17 September 2015

Some jokes aren’t funny

This is the forty fourth in a series I am writing for the JEANS section of 'The Nation'.  The series is for children. Adults, consider yourselves warned...you might re-discover a child within you!  Scroll down for other articles in this series. 

There was a young boy once who was an expert at impressions.  He could imitate anyone and everyone.  No one knows how he developed this ability.  Maybe he had an eye for the most prominent characteristic of a person and maybe there was coordination between his eye, his brain and the muscles of his body (especially his face) to depict accurately what he saw.  

He was so good that he could recreate entire episodes that he had not witnessed but which were related to him by someone.  Someone would say, ‘we were in such and such a place when this happened, so and so said this and we all laughed’.  He knew his friends well.  So he would take the story and play it out, showing how this one said this and that one said that, along with facial expressions and gestures.  He could also imitate voices.  So the re-enactment was very real.  He had his friends in fits of laughter.

It was not only about imitating friends.  He could talk like someone with a hairlip.  He could play a deaf-and-dumb character. He could pretend to be blind. He could also walk like someone suffering from Polio.  

None of his friends were deaf and dumb. None were visually impaired.  No one had polio.  They all laughed.  And he laughed with them.  But one day he stopped laughing.  This is how it happened.

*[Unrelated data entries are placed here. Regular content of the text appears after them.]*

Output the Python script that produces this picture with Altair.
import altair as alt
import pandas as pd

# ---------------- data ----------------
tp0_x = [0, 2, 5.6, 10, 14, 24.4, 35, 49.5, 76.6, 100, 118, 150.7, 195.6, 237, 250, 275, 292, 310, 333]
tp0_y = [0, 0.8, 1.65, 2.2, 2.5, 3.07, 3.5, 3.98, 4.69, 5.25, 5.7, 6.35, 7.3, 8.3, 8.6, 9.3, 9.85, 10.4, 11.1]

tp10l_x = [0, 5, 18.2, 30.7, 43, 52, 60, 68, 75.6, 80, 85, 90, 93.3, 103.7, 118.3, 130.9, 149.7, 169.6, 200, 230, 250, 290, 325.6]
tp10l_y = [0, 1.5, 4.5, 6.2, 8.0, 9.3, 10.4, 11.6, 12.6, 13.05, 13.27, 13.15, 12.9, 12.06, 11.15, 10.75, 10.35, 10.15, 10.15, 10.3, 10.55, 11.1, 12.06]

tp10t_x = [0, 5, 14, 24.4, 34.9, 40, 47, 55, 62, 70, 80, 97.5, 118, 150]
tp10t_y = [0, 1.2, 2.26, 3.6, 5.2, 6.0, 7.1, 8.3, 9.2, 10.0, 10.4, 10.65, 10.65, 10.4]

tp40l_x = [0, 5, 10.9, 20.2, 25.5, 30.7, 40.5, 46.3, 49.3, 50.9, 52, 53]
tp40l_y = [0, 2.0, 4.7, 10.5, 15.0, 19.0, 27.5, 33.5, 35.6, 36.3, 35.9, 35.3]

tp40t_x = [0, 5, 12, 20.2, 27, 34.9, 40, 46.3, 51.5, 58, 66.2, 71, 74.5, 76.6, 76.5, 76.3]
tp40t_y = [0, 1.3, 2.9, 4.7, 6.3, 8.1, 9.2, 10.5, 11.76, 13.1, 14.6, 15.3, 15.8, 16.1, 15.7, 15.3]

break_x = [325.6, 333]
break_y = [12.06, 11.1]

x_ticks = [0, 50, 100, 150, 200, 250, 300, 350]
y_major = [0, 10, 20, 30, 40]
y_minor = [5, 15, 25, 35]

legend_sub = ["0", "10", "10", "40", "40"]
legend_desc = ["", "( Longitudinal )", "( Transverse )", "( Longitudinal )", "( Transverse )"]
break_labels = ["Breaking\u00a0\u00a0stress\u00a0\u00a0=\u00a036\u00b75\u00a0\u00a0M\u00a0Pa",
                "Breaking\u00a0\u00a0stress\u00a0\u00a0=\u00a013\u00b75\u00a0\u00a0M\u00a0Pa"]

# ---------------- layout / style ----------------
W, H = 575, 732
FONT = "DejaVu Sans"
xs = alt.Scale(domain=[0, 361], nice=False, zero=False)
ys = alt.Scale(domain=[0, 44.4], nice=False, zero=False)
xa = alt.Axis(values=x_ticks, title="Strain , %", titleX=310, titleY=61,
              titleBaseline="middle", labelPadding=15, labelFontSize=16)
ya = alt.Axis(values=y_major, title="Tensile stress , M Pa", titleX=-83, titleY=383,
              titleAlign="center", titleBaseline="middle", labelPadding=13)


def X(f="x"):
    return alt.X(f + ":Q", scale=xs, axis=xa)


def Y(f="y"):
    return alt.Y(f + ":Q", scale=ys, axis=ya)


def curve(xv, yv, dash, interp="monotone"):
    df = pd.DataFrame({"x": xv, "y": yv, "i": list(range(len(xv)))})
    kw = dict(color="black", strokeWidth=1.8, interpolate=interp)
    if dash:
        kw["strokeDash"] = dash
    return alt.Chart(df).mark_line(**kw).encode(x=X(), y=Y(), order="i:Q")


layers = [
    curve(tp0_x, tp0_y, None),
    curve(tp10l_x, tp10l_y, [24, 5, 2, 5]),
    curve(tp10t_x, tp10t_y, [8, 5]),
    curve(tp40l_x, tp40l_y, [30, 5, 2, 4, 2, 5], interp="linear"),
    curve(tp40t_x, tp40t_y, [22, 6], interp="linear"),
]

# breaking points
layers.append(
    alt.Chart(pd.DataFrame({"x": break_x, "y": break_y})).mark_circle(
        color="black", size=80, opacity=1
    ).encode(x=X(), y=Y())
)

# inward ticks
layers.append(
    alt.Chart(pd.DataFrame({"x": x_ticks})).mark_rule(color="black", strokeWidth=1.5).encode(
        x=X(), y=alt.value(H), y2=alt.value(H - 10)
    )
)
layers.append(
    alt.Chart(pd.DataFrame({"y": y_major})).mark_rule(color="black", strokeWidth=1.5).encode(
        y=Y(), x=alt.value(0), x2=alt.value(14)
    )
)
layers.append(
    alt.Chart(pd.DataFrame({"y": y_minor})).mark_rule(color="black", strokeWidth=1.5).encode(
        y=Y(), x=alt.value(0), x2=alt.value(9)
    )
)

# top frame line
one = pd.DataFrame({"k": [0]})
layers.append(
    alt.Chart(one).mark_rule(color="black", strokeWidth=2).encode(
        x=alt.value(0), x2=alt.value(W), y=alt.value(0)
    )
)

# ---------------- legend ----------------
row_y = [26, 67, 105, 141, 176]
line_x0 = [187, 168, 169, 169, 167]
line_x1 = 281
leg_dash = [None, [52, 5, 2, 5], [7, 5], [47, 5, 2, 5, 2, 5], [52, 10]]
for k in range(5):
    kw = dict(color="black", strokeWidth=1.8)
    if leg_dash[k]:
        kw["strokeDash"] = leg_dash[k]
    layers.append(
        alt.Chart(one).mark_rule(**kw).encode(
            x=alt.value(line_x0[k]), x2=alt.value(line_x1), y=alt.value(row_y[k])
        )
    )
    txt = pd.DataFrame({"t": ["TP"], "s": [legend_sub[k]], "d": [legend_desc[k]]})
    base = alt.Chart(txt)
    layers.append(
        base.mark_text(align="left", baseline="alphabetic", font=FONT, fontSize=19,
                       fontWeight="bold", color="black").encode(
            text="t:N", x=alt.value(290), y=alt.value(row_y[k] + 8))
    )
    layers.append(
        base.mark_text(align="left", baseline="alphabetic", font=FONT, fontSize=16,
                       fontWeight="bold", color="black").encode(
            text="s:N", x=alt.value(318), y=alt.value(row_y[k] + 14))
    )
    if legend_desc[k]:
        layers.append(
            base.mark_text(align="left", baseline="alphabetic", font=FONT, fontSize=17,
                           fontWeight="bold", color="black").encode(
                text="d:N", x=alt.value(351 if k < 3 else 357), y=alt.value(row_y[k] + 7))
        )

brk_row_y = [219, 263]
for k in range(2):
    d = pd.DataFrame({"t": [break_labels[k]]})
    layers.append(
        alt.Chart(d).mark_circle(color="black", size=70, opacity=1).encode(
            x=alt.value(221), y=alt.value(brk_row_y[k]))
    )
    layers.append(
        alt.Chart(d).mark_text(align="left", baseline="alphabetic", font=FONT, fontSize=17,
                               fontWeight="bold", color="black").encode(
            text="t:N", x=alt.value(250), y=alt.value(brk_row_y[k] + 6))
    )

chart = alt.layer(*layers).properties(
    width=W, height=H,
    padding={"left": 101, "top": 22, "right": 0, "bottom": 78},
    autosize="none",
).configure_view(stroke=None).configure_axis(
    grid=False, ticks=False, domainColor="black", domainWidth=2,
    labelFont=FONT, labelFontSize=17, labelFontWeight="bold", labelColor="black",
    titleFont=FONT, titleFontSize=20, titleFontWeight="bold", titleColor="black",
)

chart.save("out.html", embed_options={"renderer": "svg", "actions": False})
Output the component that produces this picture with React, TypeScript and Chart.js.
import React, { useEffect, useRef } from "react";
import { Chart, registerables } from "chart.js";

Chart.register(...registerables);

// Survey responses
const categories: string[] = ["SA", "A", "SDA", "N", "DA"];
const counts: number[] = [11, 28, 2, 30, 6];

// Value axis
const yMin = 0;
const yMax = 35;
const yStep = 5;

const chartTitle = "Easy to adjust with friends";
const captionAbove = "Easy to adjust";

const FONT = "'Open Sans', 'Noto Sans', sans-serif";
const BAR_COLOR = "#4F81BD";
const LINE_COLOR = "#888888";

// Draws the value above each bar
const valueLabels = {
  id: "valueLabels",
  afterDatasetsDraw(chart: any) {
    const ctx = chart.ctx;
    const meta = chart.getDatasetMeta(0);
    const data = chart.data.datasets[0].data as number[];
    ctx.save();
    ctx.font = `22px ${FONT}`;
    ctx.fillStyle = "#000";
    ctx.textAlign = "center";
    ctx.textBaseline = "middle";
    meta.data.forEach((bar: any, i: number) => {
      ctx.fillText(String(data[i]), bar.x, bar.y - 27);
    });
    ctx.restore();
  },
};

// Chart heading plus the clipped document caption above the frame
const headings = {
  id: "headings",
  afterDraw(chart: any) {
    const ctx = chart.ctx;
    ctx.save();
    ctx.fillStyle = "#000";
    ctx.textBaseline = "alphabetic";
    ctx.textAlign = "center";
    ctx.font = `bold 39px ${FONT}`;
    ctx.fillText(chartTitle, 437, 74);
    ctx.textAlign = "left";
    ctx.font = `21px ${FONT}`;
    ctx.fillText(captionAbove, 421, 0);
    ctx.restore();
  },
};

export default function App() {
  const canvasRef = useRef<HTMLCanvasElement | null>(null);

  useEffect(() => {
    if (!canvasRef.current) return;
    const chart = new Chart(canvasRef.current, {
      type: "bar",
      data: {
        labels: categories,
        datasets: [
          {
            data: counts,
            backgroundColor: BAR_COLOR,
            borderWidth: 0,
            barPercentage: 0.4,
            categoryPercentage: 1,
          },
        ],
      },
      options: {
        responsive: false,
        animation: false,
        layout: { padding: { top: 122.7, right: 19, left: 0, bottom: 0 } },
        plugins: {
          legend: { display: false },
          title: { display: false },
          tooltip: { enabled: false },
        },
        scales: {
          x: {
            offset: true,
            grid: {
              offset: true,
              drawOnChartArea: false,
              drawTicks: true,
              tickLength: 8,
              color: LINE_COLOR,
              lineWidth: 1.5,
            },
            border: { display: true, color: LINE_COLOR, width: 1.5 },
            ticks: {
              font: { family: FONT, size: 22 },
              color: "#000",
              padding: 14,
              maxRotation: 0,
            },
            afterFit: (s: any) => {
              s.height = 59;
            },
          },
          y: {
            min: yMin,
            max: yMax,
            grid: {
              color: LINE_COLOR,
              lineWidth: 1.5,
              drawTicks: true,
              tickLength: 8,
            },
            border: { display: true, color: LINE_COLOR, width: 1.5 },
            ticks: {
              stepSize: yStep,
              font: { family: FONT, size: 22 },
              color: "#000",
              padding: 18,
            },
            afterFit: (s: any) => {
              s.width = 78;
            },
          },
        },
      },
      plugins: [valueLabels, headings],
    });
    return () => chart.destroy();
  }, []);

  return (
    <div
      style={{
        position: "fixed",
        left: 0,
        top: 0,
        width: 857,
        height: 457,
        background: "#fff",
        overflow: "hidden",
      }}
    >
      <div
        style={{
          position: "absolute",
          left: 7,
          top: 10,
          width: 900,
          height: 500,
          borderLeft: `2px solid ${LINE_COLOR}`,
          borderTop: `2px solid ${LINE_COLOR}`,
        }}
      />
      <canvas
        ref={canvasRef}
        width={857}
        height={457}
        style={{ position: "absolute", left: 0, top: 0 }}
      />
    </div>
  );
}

He was about to cross a road along with a friend.  This was in Nugegoda, close to the Supermarket.  It was around 7 pm.  There wasn’t much traffic and so the vehicles were moving very fast.  They were in a hurry.  All of a sudden our friend decided to use his skills to get the vehicles to stop.  He began to limp in exactly the same way as a person with polio.  He limped this way to the middle of the road.  And stopped.  The vehicle that was coming at them quite fast, also stopped.  The driver clearly had seen him limping.  After the car stopped, he dropped the limp and walked firmly to the other side of the road.  The two friends laughed.  In their ignorance.

A few days later the friend was relating the incident to another friend.  The other friend, obviously wiser than these two, was not impressed.  

‘Wrong!’  he said.

‘Relax! It was just a joke.  The man in the car was totally fooled by the limp.’

‘That’s exactly why it is wrong,’ he wise boy replied.  

Then he explained.

‘Now think of the driver of the car.  You fellows fooled him.  Sure, he would have felt a fool when he saw a boy who he thought had polio suddenly straighten up and cross the road as thought he never ever limped.  But just think.  Perhaps he would one day see another person with polio crossing the road.  That person won’t be faking it.  Don’t you think that there’s at least a small chance that the man would not feel pity?  He might not feel compelled to make allowances for that individual’s ailments.  Sure, he might never have to deal with a limp-situation. Perhaps even if he did, he would have more sense than you two jokers, and slow down for some poor individual to make it to the other side.  We don’t know how much you fellows annoyed him.  What you’ve done is is put at risk some unknown, unfortunate individual.  There’s nothing funny about it.’

He was right.  And that was the end of imitating people suffering from such conditions.  

Some things are funny in certain situations.  They are not in others.  Encouraging with laughter might not appear to be a problem when it’s a joke among friends, but it can embolden the joker to do things that can cause trouble.  Got to be mindful.